Discover more from Susan Wolf
how often is starting again the only option or the best option?
start again should be my artist statement. It sums up my practice more accurately than this version crafted by chatbot:
“My work is an exploration of the interplay between memory, identity, and the natural world. As a 65 year old woman, I draw on a lifetime of experiences and observations to create pieces that are both personal and universal. Using a variety of media including printmaking, mixed media, and collage, I experiment with form and texture to capture the complexity of our inner lives and the world around us. My process in intuitive and often involves a mix of planning and spontaneity, with each piece revealing itself in unexpected ways. Ultimately, my goal is to create work that encourages the viewer to pause and reflect, to connect with their own memories and emotions, and to find beauty and meaning in the everyday.”
While doing the work myself I move in and out of the weeds:
Susan Wolf is an interdisciplinary visual and performing artist working primarily as an experimental printmaker. She is always simultaneously learning and unlearning, exploring the identity and materiality of everyday objects. Arranging and recontextualizing materials at hand, making fragile poetic assemblages, or taking apart and repurposing fiber to paint, dye and stitch to recreate tactile narratives that trouble their way through potential heightened interspecies connections. A lifelong practice of still and moving self portraiture narrates her internal world and questions concerning her impact and place in a body of site-specific performative work.
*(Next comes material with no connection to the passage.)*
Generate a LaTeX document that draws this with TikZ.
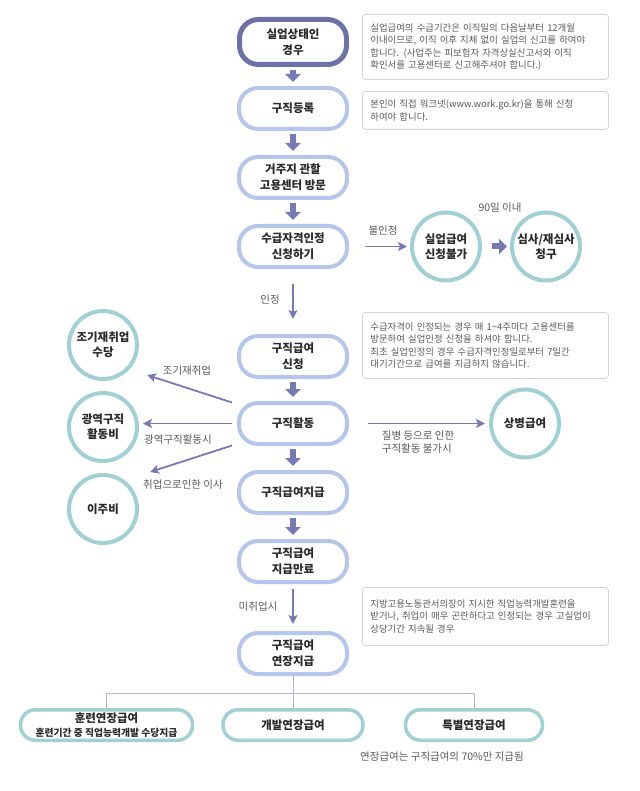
\documentclass[tikz,border=0pt]{standalone}
\usepackage{fontspec}
\setmainfont{Noto Sans CJK KR}
\usepackage{tikz}
\usetikzlibrary{arrows.meta,positioning}
\definecolor{slate}{HTML}{6D71A8}
\definecolor{periwinkle}{HTML}{B6C5EC}
\definecolor{mint}{HTML}{A0D0D4}
\definecolor{arrowc}{HTML}{7579B4}
\definecolor{notegray}{HTML}{D4D4D4}
\definecolor{textgray}{HTML}{5A5A5A}
\definecolor{darktext}{HTML}{2A2A2A}
\definecolor{treeline}{HTML}{AEB6D6}
\tikzset{
  pill/.style={draw=periwinkle, fill=white, line width=4pt, rounded corners=19pt,
               minimum width=108pt, minimum height=41pt, align=center,
               font=\fontsize{11.5}{16}\selectfont\bfseries, text=darktext, inner sep=2pt},
  startpill/.style={pill, draw=slate, line width=5pt, minimum height=45pt, minimum width=107pt},
  bubble/.style={circle, draw=mint, fill=white, line width=4pt, minimum size=68pt,
                 align=center, font=\fontsize{11.5}{15}\selectfont\bfseries, text=darktext, inner sep=0pt},
  extbox/.style={pill, draw=mint, line width=3.5pt, minimum height=30.5pt, rounded corners=15pt},
  note/.style={draw=notegray, fill=white, line width=.8pt, rounded corners=3pt, anchor=north west,
               text width=230pt, inner xsep=8pt, align=left,
               font=\fontsize{9.4}{12.5}\selectfont, text=textgray},
  fatarr/.style={-{Triangle[width=15pt,length=8pt]}, line width=6pt, draw=arrowc},
  thinarr/.style={-{Stealth[length=9pt,width=9pt,inset=2pt]}, line width=1.8pt, draw=arrowc},
  tree/.style={draw=treeline, line width=1pt},
  lbl/.style={font=\fontsize{10.5}{13.5}\selectfont, text=textgray, align=left}
}
\begin{document}
\begin{tikzpicture}[x=1pt, y=-1pt, node distance=24pt]
  \useasboundingbox (0,0) rectangle (639,791);

  % main column
  \node[startpill] (jobless) at (293,42) {실업상태인\\경우};
  \node[pill, below=19pt of jobless] (reg) {구직등록};
  \node[pill, below=of reg] (visit) {거주지 관할\\고용센터 방문};
  \node[pill, below=of visit] (apply) {수급자격인정\\신청하기};
  \node[pill, below=65pt of apply] (claim) {구직급여\\신청};
  \node[pill, below=22pt of claim] (search) {구직활동};
  \node[pill, below=of search] (pay) {구직급여지급};
  \node[pill, below=of pay] (done) {구직급여\\지급만료};
  \node[pill, below=47pt of done] (ext) {구직급여\\연장지급};

  % side circles
  \node[bubble, right=61pt of apply] (nogo) {실업급여\\신청불가};
  \node[bubble, right=28pt of nogo] (review) {심사/재심사\\청구};
  \node[bubble, left=98pt of search, yshift=-3.5pt] (wide) {광역구직\\활동비};
  \node[bubble, above=10pt of wide] (early) {조기재취업\\수당};
  \node[bubble, below=10pt of wide] (move) {이주비};
  \node[bubble, right=140pt of search] (sick) {상병급여};

  % extension types
  \node[extbox, below=32pt of ext, minimum width=140pt] (dev) {개발연장급여};
  \node[extbox, left=27pt of dev, minimum width=172pt] (train)
       {훈련연장급여\\[-2pt]{\fontsize{9.8}{11}\selectfont 훈련기간 중 직업능력개발 수당지급}};
  \node[extbox, right=39pt of dev, minimum width=137pt] (special) {특별연장급여};

  % notes
  \node[note, minimum height=65pt] (note1) at (362,14)
       {실업급여의 수급기간은 이직일의 다음날부터 12개월\\
        이내이므로, 이직 이후 지체 없이 실업의 신고를 하여야\\
        합니다. (사업주는 피보험자 자격상실신고서와 이직\\
        확인서를 고용센터로 신고해주셔야 합니다.)};
  \node[note, minimum height=38pt] (note2) at (362,91)
       {본인이 직접 워크넷(www.work.go.kr)을 통해 신청\\하여야 합니다.};
  \node[note, minimum height=66pt] (note3) at (362,312)
       {수급자격이 인정되는 경우 매 1\textasciitilde4주마다 고용센터를\\
        방문하여 실업인정 신청을 하셔야 합니다.\\
        최초 실업인정의 경우 수급자격인정일로부터 7일간\\
        대기기간으로 급여를 지급하지 않습니다.};
  \node[note, minimum height=58pt] (note4) at (362,587)
       {지방고용노동관서의장이 지시한 직업능력개발훈련을\\
        받거나, 취업이 매우 곤란하다고 인정되는 경우 고실업이\\
        상당기간 지속될 경우};

  % labels
  \node[lbl] (lblno) at (383,231) {불인정};
  \node[lbl] (lbl90) at (500,208) {90일 이내};
  \node[lbl] (lblok) at (270,300) {인정};
  \node[lbl] (lblearly) at (187,371) {조기재취업};
  \node[lbl] (lblwide) at (178,440) {광역구직활동시};
  \node[lbl] (lblmove) at (183,485) {취업으로인한 이사};
  \node[lbl] (lblsick) at (418,442) {질병 등으로 인한\\구직활동 불가시};
  \node[lbl] (lblnojob) at (258,607) {미취업시};
  \node[lbl] (lblpct) at (442,757) {연장급여는 구직급여의 70\%만 지급됨};

  % arrows
  \draw[fatarr, shorten <=3pt, shorten >=4pt] (jobless) -- (reg);
  \draw[fatarr, shorten <=3pt, shorten >=4pt] (reg) -- (visit);
  \draw[fatarr, shorten <=3pt, shorten >=4pt] (visit) -- (apply);
  \draw[thinarr, shorten <=15pt, shorten >=15pt] (apply) -- (claim);
  \draw[thinarr, shorten <=16pt, shorten >=3pt] (apply) -- (nogo);
  \draw[fatarr, shorten <=10pt, shorten >=3pt] (nogo) -- (review);
  \draw[fatarr, shorten <=3pt, shorten >=4pt] (claim) -- (search);
  \draw[fatarr, shorten <=3pt, shorten >=4pt] (search) -- (pay);
  \draw[fatarr, shorten <=3pt, shorten >=4pt] (pay) -- (done);
  \draw[thinarr, shorten <=5pt, shorten >=7pt] (done) -- (ext);
  \draw[thinarr, shorten <=19pt, shorten >=4pt] (search) -- (sick);
  \draw[thinarr, shorten <=5pt, shorten >=4pt] (search.west) -- (search.west -| wide.east);
  \draw[thinarr] ([shift={(-5,-21)}]search.west) -- ([shift={(44,30)}]early.center);
  \draw[thinarr] ([shift={(-5,22)}]search.west) -- ([shift={(47,-37)}]move.center);

  % extension tree
  \coordinate (fork) at ([yshift=-17pt]ext.south);
  \draw[tree] (ext.south) -- (fork);
  \draw[tree] (fork) -| (train.north);
  \draw[tree] (fork) -| (special.north);
  \draw[tree] (fork) -- (dev.north);
\end{tikzpicture}
\end{document}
Have you ever needed to start again? What did it look like?
image: when an explosion moves everything that was home into a dumpster and then several more.
Sometimes the stuff of life happens and everything changes. Sometimes you are forced to start again. I’ve experienced this moment several times during my life. Helping clean up post Katrina. Helping parents and elder friends downsize for the move into assisted living. Helping after apartment fires and this most recent loss of shelter due to explosion.
Listen below to this reflective poem about starting again:
My art practice is an ongoing act of healing, translation and exploration. This is the charcoal drawing, the beginning of figuring out what is next.
I’m still crafting my artist statement. Each time I walk it though the grinder there are portions of the text that make me bristle. Too much art speak. Too vague or obtuse. Not deep enough or true enough. Some days I wish I was just one thing. Just a printmaker printing but, I am not.
For Susan Wolf there has always been a shifting dance between roles of caregiver, educator and artist. These lifelong roles replicate in her creative practice as a multimedia artist which she defines as an ongoing act of healing, translation and exploration.
Susan grew up alongside mental illness. Her role was to witness and translate the mood and to watch for triggers and shifts into and out of well being. This same finely tuned witnessing of personal and social dynamics informs her art practice. Ongoing projects are anchored by questions and followed by research. Her observational lens, as witness, holds care with the insight of tangential thinking. The resulting translation informs the artifacts she makes and anchors her work including her current ongoing project inquiry about carrying/caring.
Across a range of media, she is arranging and re-contextualizing materials at hand, creating monotypes, making fragile poetic assemblages, or taking apart and repurposing fiber to paint, dye and stitch. Artifacts travel from the studio into community spaces with zines and simple book forms. At times her work is performative. Self portraits negotiate identity and place, playing with costume and terrain.
Susan’s decades long public practice as facilitator and researcher, supporting and mentoring (TK-12) educators with immersive arts based, liberatory redesign of learning spaces continues to influence her art practice. Strategies striving for spaces of belonging and healing require reflective opportunities for making and conversation at their center. Connections with contemporary artists and exhibition spaces become transformative spaces for teaching and learning. Destinations for her work with educators have included the Oakland Museum of CA, The Jewish Contemporary Museum (SF), and the Museum of African Diaspora (SF). Currently as an artist-in-residence at Kala Art Institute, (Berkeley CA) her focus has shifted to approach community engaged work by beginning with her own personal inquiries and creating a range of artifacts later supported by and held by conversational prompts for gatherings and community celebrations of understanding.